EXCERPTED DATA:
**********

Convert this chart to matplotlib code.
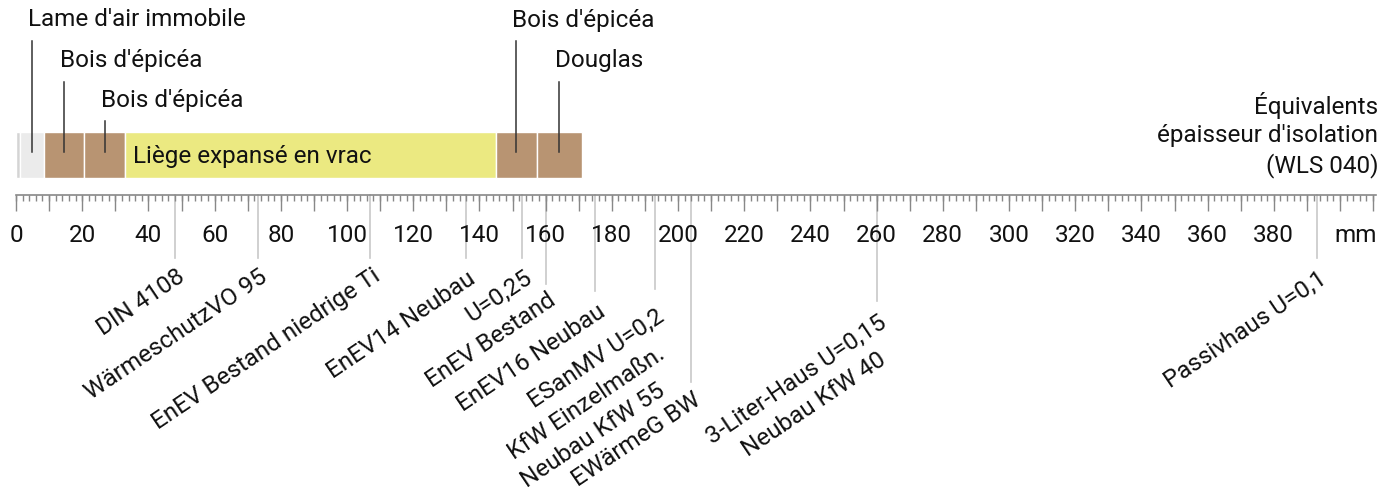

**********

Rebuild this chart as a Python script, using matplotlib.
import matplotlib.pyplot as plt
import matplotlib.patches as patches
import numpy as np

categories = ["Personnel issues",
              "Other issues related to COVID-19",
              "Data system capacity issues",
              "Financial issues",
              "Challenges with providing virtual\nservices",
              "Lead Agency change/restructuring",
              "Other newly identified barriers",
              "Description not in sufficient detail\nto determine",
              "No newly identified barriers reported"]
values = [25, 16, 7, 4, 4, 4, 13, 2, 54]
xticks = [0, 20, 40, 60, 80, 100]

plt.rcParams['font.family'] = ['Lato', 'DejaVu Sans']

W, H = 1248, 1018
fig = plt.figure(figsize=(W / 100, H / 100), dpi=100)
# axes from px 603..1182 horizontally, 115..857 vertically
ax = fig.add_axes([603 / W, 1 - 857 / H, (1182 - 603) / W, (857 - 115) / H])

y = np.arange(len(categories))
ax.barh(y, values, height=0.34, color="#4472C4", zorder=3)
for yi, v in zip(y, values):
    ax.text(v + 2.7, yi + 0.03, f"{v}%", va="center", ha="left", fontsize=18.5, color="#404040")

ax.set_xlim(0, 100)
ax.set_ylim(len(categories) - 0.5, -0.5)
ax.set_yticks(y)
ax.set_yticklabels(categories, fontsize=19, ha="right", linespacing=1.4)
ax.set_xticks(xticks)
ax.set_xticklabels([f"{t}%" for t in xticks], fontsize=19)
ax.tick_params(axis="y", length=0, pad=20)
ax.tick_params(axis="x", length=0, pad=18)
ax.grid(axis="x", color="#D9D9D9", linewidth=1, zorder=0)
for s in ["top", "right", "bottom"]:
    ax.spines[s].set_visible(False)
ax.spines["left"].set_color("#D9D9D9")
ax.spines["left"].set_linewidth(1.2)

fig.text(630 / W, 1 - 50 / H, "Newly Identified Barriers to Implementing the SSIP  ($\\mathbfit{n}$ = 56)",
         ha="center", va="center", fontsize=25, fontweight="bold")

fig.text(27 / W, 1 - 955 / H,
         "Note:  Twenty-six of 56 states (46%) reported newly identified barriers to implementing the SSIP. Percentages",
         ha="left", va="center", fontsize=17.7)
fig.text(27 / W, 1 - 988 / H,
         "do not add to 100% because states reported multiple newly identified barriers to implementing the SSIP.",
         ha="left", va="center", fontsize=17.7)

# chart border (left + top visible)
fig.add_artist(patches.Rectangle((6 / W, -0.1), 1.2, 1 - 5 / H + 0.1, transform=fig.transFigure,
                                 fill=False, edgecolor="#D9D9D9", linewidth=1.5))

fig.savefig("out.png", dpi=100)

**********

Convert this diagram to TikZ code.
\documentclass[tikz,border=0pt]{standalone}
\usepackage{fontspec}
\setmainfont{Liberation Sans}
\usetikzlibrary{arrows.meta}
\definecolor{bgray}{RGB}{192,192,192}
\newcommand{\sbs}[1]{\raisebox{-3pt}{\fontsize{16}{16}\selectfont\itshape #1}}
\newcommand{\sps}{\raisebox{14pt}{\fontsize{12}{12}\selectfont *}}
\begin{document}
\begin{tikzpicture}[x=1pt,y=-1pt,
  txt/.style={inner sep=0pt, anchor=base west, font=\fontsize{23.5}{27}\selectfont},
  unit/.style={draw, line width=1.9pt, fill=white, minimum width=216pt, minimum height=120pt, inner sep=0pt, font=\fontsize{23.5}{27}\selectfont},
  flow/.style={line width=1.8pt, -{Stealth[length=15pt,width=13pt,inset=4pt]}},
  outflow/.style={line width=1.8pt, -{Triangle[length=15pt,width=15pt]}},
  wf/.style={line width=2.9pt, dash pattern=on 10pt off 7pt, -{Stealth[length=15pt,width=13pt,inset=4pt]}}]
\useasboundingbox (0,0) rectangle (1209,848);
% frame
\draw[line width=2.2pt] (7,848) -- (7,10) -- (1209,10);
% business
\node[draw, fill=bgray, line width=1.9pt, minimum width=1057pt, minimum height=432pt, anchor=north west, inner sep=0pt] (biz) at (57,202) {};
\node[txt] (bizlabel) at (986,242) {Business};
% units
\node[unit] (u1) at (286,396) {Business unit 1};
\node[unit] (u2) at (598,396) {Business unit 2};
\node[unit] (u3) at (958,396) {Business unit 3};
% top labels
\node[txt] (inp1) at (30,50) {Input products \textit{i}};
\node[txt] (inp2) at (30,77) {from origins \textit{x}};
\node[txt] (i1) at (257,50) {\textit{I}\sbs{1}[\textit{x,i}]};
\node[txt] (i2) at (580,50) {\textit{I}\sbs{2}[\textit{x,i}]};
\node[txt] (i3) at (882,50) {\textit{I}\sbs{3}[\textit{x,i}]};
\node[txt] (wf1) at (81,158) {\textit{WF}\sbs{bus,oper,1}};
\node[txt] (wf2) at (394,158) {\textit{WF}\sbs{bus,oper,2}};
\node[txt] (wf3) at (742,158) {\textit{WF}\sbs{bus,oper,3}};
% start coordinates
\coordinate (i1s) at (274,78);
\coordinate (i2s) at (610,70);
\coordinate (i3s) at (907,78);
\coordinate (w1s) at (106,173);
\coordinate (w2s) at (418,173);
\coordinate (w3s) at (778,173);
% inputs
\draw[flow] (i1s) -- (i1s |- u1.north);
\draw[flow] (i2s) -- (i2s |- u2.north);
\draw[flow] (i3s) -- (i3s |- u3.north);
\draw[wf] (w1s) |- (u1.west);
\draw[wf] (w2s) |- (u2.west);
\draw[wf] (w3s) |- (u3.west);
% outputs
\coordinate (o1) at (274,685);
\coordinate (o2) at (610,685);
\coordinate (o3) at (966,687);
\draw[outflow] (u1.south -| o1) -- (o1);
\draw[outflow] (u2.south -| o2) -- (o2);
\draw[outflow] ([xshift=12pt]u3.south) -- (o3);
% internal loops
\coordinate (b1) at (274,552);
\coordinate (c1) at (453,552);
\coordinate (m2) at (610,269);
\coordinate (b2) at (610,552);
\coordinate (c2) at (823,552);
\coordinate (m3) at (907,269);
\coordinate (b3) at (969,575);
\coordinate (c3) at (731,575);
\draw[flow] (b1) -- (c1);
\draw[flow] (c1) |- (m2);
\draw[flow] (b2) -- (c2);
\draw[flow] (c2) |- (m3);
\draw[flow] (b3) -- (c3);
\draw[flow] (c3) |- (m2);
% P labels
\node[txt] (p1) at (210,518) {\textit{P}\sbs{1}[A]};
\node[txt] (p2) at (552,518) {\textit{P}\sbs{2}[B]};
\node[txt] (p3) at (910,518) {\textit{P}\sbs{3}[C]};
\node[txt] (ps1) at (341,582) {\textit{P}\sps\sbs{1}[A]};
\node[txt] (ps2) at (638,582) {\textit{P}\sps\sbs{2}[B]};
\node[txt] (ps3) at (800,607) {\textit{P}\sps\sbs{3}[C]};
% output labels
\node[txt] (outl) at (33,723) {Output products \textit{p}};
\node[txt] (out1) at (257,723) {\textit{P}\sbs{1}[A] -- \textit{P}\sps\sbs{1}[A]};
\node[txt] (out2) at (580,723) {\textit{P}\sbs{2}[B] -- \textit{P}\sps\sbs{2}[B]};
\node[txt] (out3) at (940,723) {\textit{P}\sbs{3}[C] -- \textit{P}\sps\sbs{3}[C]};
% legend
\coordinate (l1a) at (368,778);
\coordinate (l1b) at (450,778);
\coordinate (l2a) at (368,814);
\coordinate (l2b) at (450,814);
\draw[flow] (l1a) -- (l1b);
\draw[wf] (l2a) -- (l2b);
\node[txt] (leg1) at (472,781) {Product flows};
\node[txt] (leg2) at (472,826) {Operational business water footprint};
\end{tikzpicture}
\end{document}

**********

WHAT TO WORK ON:
Extract and reproduce exactly the lines opening with the line containing "Rebuild this chart" and closing with the line containing "import numpy as np", inclusive.

TASK OUTPUT:
Rebuild this chart as a Python script, using matplotlib.
import matplotlib.pyplot as plt
import matplotlib.patches as patches
import numpy as np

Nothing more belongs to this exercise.